The Concrete Work of the LMS NCC Northern Ireland

M.H. Gould

Department of Civil Engineering, The Queen's University of Belfast, Belfast, United Kingdom

Full Bibliographic Reference for this paper
M.H. Gould, "The Concrete Work of the LMS NCC Northern Ireland", in B.H.V. Topping, M.B. Leeming, (Editors), "Innovation in Civil and Structural Engineering", Civil-Comp Press, Edinburgh, UK, pp 41-46, 1997. doi:10.4203/ccp.48.1.6
Abstract
In this paper, the author discusses the very innovative use of reinforced concrete made by the railway company north of Belfast in the period 1911 to 1939. The acceptance of the use of reinforced concrete for railway works was slow in coming, partly because of a lack of knowledge of the design methods involved and partly because of the belief that concrete could not cope with the hammer blow effect produced by passing trains.
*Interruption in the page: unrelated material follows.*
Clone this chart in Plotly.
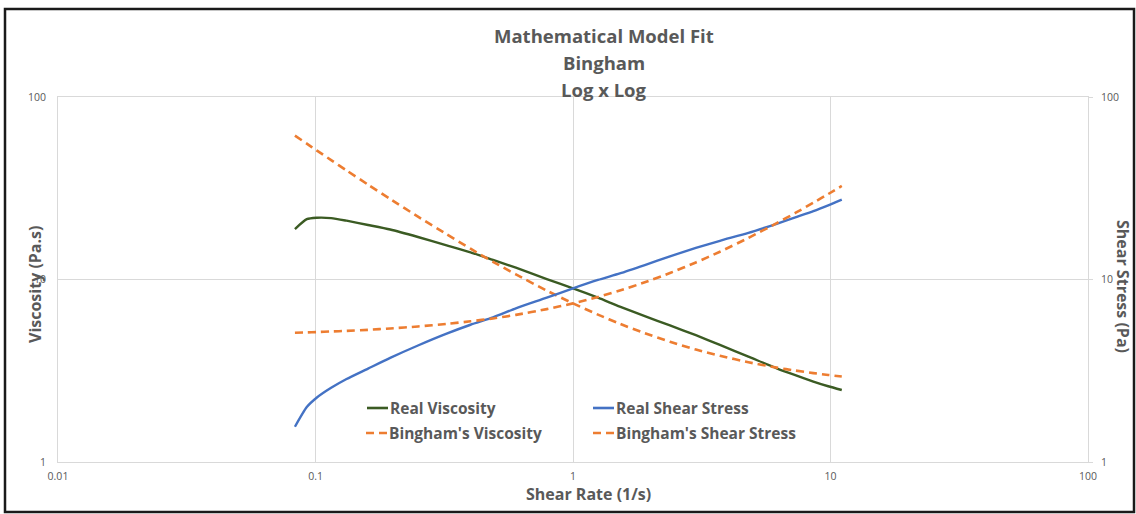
import plotly.graph_objects as go

# Shear rate sweep (1/s) and the measured / fitted curves
shear_rate = [0.0832, 0.0925, 0.101, 0.115, 0.132, 0.16, 0.195, 0.25, 0.323, 0.4,
              0.489, 0.6, 0.791, 1.0, 1.25, 1.52, 1.9, 2.38, 3.0, 3.72,
              4.8, 6.18, 7.3, 8.58, 9.8, 11.06]

real_viscosity = [18.9, 21.4, 21.8, 21.7, 21.0, 19.9, 18.8, 17.1, 15.4, 14.1,
                  12.8, 11.6, 10.05, 8.95, 7.95, 7.1, 6.3, 5.6, 4.95, 4.38,
                  3.78, 3.26, 2.99, 2.76, 2.6, 2.48]

real_shear_stress = [1.56, 2.0, 2.25, 2.55, 2.85, 3.25, 3.72, 4.35, 5.05, 5.65,
                     6.2, 6.95, 7.95, 8.95, 9.95, 10.8, 12.0, 13.4, 14.9, 16.3,
                     18.0, 20.2, 21.9, 23.7, 25.5, 27.4]

bingham_viscosity = [61.4, 55.5, 51.0, 45.1, 39.6, 33.1, 27.6, 22.1, 17.7, 14.75,
                     12.5, 10.67, 8.69, 7.4, 6.42, 5.72, 5.08, 4.56, 4.13, 3.82,
                     3.52, 3.29, 3.17, 3.07, 3.0, 2.94]

bingham_shear_stress = [5.11, 5.13, 5.15, 5.19, 5.23, 5.3, 5.39, 5.53, 5.71, 5.9,
                        6.12, 6.4, 6.88, 7.4, 8.03, 8.7, 9.65, 10.85, 12.4, 14.2,
                        16.9, 20.35, 23.15, 26.35, 29.4, 32.55]

x_tick_vals = [0.01, 0.1, 1, 10, 100]
x_tick_text = ["0.01", "0.1", "1", "10", "100"]
y_tick_vals = [1, 10, 100]
y_tick_text = ["1", "10", "100"]

title_lines = ["Mathematical Model Fit", "Bingham", "Log x Log"]

GREEN = "#3B5B23"
BLUE = "#4472C4"
ORANGE = "#ED7D31"
TEXT = "#595959"
GRID = "#D9D9D9"
FONT = "Open Sans"

# Pixel geometry of the plotting area inside the 1136 x 514 canvas
W, H = 1136, 514
L, R, T, B = 58, 1088, 97, 462


def px(xp):
    return (xp - L) / (R - L)


def py(yp):
    return (B - yp) / (B - T)


fig = go.Figure()
fig.add_trace(go.Scatter(x=shear_rate, y=real_viscosity, name="Real Viscosity",
                         mode="lines", yaxis="y",
                         line=dict(color=GREEN, width=2.4, shape="spline", smoothing=0.6)))
fig.add_trace(go.Scatter(x=shear_rate, y=real_shear_stress, name="Real Shear Stress",
                         mode="lines", yaxis="y2",
                         line=dict(color=BLUE, width=2.4, shape="spline", smoothing=0.6)))
fig.add_trace(go.Scatter(x=shear_rate, y=bingham_viscosity, name="Bingham's Viscosity",
                         mode="lines", yaxis="y",
                         line=dict(color=ORANGE, width=2.6, dash="8px,5px",
                                   shape="spline", smoothing=0.6)))
fig.add_trace(go.Scatter(x=shear_rate, y=bingham_shear_stress, name="Bingham's Shear Stress",
                         mode="lines", yaxis="y2",
                         line=dict(color=ORANGE, width=2.6, dash="8px,5px",
                                   shape="spline", smoothing=0.6)))

tick_font = dict(family=FONT, size=10.5, color=TEXT)

fig.update_layout(
    width=W, height=H,
    margin=dict(l=L, r=W - R, t=T, b=H - B),
    paper_bgcolor="white", plot_bgcolor="white",
    showlegend=False,
    xaxis=dict(type="log", range=[-2, 2], tickvals=x_tick_vals, ticktext=x_tick_text,
               showgrid=True, gridcolor=GRID, gridwidth=1,
               showline=True, linecolor=GRID, linewidth=1, mirror=True,
               zeroline=False, ticks="", ticklabelstandoff=4, tickfont=tick_font),
    yaxis=dict(type="log", range=[0, 2], tickvals=y_tick_vals, ticktext=y_tick_text,
               showgrid=True, gridcolor=GRID, gridwidth=1,
               showline=True, linecolor=GRID, linewidth=1,
               zeroline=False, ticks="", ticklabelstandoff=9, tickfont=tick_font),
    yaxis2=dict(type="log", range=[0, 2], tickvals=y_tick_vals, ticktext=y_tick_text,
                overlaying="y", side="right", showgrid=False,
                showline=True, linecolor=GRID, linewidth=1,
                zeroline=False, ticks="outside", ticklen=4, tickcolor=GRID,
                ticklabelstandoff=6, tickfont=tick_font),
)

annotations = []
# Chart title, one annotation per line
for text, yp in zip(title_lines, [35, 62, 89]):
    annotations.append(dict(text=f"<b>{text}</b>", x=px(604), y=py(yp),
                            xref="paper", yref="paper", xanchor="center", yanchor="middle",
                            showarrow=False, font=dict(family=FONT, size=18.5, color=TEXT)))

axis_title_font = dict(family=FONT, size=16, color=TEXT)
annotations.append(dict(text="<b>Shear Rate (1/s)</b>", x=px(588), y=py(494),
                        xref="paper", yref="paper", xanchor="center", yanchor="middle",
                        showarrow=False, font=axis_title_font))
annotations.append(dict(text="<b>Viscosity (Pa.s)</b>", x=px(35), y=py(285),
                        xref="paper", yref="paper", xanchor="center", yanchor="middle",
                        textangle=-90, showarrow=False, font=axis_title_font))
annotations.append(dict(text="<b>Shear Stress (Pa)</b>", x=px(1123), y=py(286),
                        xref="paper", yref="paper", xanchor="center", yanchor="middle",
                        textangle=90, showarrow=False, font=axis_title_font))

# Legend drawn in two columns inside the plot
legend_font = dict(family=FONT, size=15.5, color=TEXT)
legend_items = [
    ("Real Viscosity", GREEN, "solid", 367, 408),
    ("Real Shear Stress", BLUE, "solid", 593, 408),
    ("Bingham's Viscosity", ORANGE, "8px,5px", 366, 433),
    ("Bingham's Shear Stress", ORANGE, "8px,5px", 593, 433),
]
shapes = []
for name, color, dash, x0, yp in legend_items:
    shapes.append(dict(type="line", xref="paper", yref="paper",
                       x0=px(x0), x1=px(x0 + 21), y0=py(yp), y1=py(yp),
                       line=dict(color=color, width=2.6, dash=dash)))
    annotations.append(dict(text=f"<b>{name}</b>", x=px(x0 + 21), y=py(yp),
                            xref="paper", yref="paper", xanchor="left", yanchor="middle",
                            showarrow=False, font=legend_font))

# Outer frame around the whole chart
shapes.append(dict(type="rect", xref="paper", yref="paper",
                   x0=px(5), x1=px(1134), y0=py(512), y1=py(9),
                   line=dict(color="#1A1A1A", width=2.5), fillcolor="rgba(0,0,0,0)",
                   layer="above"))

fig.update_layout(annotations=annotations, shapes=shapes)

fig.write_html("out.html")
Despite this, the railway in Northern Ireland was prepared to use not only reinforced concrete but bridges made entirely of precast units from an early date. Study of the design of a succession of these bridges reflects the increasing confidence shown by the design staff and, by 1928, the engineers were prepared to adopt at Carrickfergus a design method not normally used for bridges. This increasing confidence led, in 1934, to the construction of the viaduct at Greenisland, then the largest reinforced concrete structure on any British railway.